In terms of AuM the two asset management business are evenly matched and will now bring together Aberdeen's emerging market and Asian focus with Standard Life's behemoth in Gars and its fixed income and UK equities business.

The insurance business brand will remain as Standard Life while negotiations are currently underway over the branding for the holding company and asset manager - but Mr Gilbert and Mr Skeoch said both names would be involved.

Standard Life chairman Sir Gerry Grimstone will become chair of the new board with Aberdeen chair Simon Troughton deputy-chair. The new board will be equally split between the firms.

On the asset management side, the new £660bn company will become the largest UK active manager and the second largest in Europe.

The deal, which has grown out of conversations from the start of the year, will see the asset management merger bring together the equities and fixed income arms - adding Aberdeen's passive focus and Standard Life's 'solutions' business.

Mr Skeoch said: "The real strength in this merger is about active management and what it being to 'next generation' solutions, and in a market with a lot of volatility, will become a bigger part of client needs."

The Standard Life head said the ideology behind the merger was not directly linked to the rise of passive investment hampering active managers.

He added: "This is not as black and white as active and passive. We will have complimentary products throughout the risk-return spectrum, and that's something very few combination of [fund] houses can do,

Mr Gilbert added: "If you divide it into components it is interesting. We're going to be a world class active equity and solutions business, very strong alternatives and property and then a world class fixed income business.

"Alongside that we still have a strong passive business. This gives us scale in all those areas rather than saying [one of the firms] is sub-scale."

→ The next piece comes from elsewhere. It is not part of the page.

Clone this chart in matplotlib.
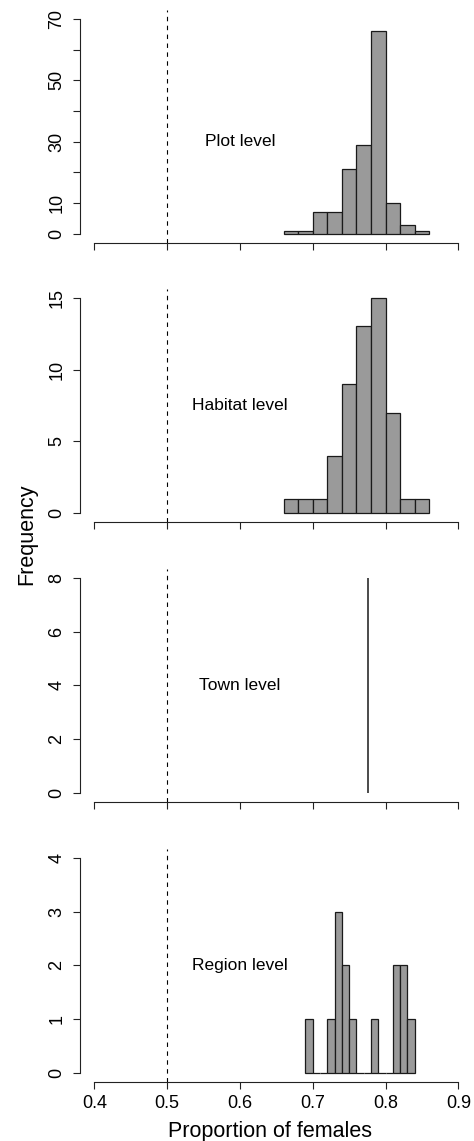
"""
    Four stacked histograms of the proportion of females at plot, habitat,
    town and region level, drawn in the style of an R base plot.
"""


# ------ Environment Setup ------ #
import matplotlib
matplotlib.use("Agg")
import matplotlib.pyplot as plt


# ------ Data ------ #
# plot level: bin edges & counts
plot_edges = [0.66, 0.68, 0.70, 0.72, 0.74, 0.76, 0.78, 0.80, 0.82, 0.84, 0.86]
plot_counts = [1, 1, 7, 7, 21, 29, 66, 10, 3, 1]

# habitat level
habitat_edges = [0.66, 0.68, 0.70, 0.72, 0.74, 0.76, 0.78, 0.80, 0.82, 0.84, 0.86]
habitat_counts = [1, 1, 1, 4, 9, 13, 15, 7, 1, 1]

# town level: all values identical -> a single line
town_value = 0.7755
town_count = 8

# region level
region_edges = [0.69, 0.70, 0.71, 0.72, 0.73, 0.74, 0.75, 0.76, 0.77, 0.78,
                0.79, 0.80, 0.81, 0.82, 0.83, 0.84]
region_counts = [1, 0, 0, 1, 3, 2, 1, 0, 0, 1, 0, 0, 2, 2, 1]

# labels & axes
panel_labels = ["Plot level", "Habitat level", "Town level", "Region level"]
label_y = [30, 7.5, 4, 2]
y_max = [70, 15, 8, 4]
y_ticks = [[0, 10, 20, 30, 40, 50, 60, 70], [0, 5, 10, 15], [0, 2, 4, 6, 8], [0, 1, 2, 3, 4]]
y_ticklabels = [["0", "10", "", "30", "", "50", "", "70"], ["0", "5", "10", "15"],
                ["0", "2", "4", "6", "8"], ["0", "1", "2", "3", "4"]]
x_ticks = [0.4, 0.5, 0.6, 0.7, 0.8, 0.9]
x_ticklabels = ["0.4", "0.5", "0.6", "0.7", "0.8", "0.9"]
null_value = 0.5


# ------ Plotting ------ #
plt.rcParams["font.family"] = ["Liberation Sans", "DejaVu Sans"]

W, H = 474, 1141
fig = plt.figure(figsize=(W / 100, H / 100), dpi=100)

# panel geometry in pixels (R-like plot regions)
left_px, right_px = 79.8, 472.9
bottoms_px = [242.5, 521.5, 801.5, 1081.5]
height_px = 232.3

bar_color = "#9a9a9a"
edge_color = "#1a1a1a"

hist_data = [(plot_edges, plot_counts), (habitat_edges, habitat_counts), None,
             (region_edges, region_counts)]

for i in range(4):
    ax = fig.add_axes([left_px / W, 1 - bottoms_px[i] / H,
                       (right_px - left_px) / W, height_px / H])

    # data
    if hist_data[i] is not None:
        edges, counts = hist_data[i]
        widths = [edges[k + 1] - edges[k] for k in range(len(counts))]
        ax.bar(edges[:-1], counts, width=widths, align="edge", color=bar_color,
               edgecolor=edge_color, linewidth=0.9, zorder=2)
    else:
        ax.vlines(town_value, 0, town_count, color=edge_color, linewidth=1.1)

    ax.axvline(null_value, color="black", linewidth=0.8, linestyle=(0, (4, 4)))
    ax.text(0.6, label_y[i], panel_labels[i], ha="center", va="center", fontsize=12.5)

    # R style axes
    ext_y = y_max[i] * 0.04
    ax.set_xlim(0.38, 0.92)
    ax.set_ylim(-ext_y, y_max[i] + ext_y)
    for side in ["top", "right"]:
        ax.spines[side].set_visible(False)
    for side in ["left", "bottom"]:
        ax.spines[side].set_linewidth(0.8)
        ax.spines[side].set_color("#222222")
    ax.spines["left"].set_bounds(0, y_max[i])
    ax.spines["bottom"].set_bounds(0.4, 0.9)

    ax.set_yticks(y_ticks[i])
    ax.set_yticklabels(y_ticklabels[i], rotation=90, va="center", fontsize=13)
    ax.set_xticks(x_ticks)
    if i == 3:
        ax.set_xticklabels(x_ticklabels, fontsize=13)
    else:
        ax.set_xticklabels([])
    ax.tick_params(direction="out", length=5.3, width=0.8, color="#222222")
    ax.tick_params(axis="y", pad=5)
    ax.tick_params(axis="x", pad=4.7)

# labeling
fig.text(270 / W, 1 - 1136.5 / H, "Proportion of females", ha="center", va="baseline",
         fontsize=15.5)
fig.text(27 / W, 1 - 534 / H, "Frequency", ha="center", va="center", rotation=90,
         fontsize=15.5)

fig.savefig("out.png", dpi=100)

Mr Gilbert and Mr Skeoch would not be drawn on job losses but the businesses highlighted significant savings across technology and distribution in its case to shareholders - amounting to some £300m.

Similarly, the pair could not say where investment rationalisation would take place.

The new firm will be headquartered in Scotland - and in the immediate term will bring together the 6,300 staff of Standard Life with the 2,000 of Aberdeen.

Mr Skeoch added: "The combination of our businesses will create a formidable player in the active asset management industry globally. We strongly believe that we can build on the strength of the existing Standard Life business by combining with Aberdeen to create one of the largest active investment managers in the world."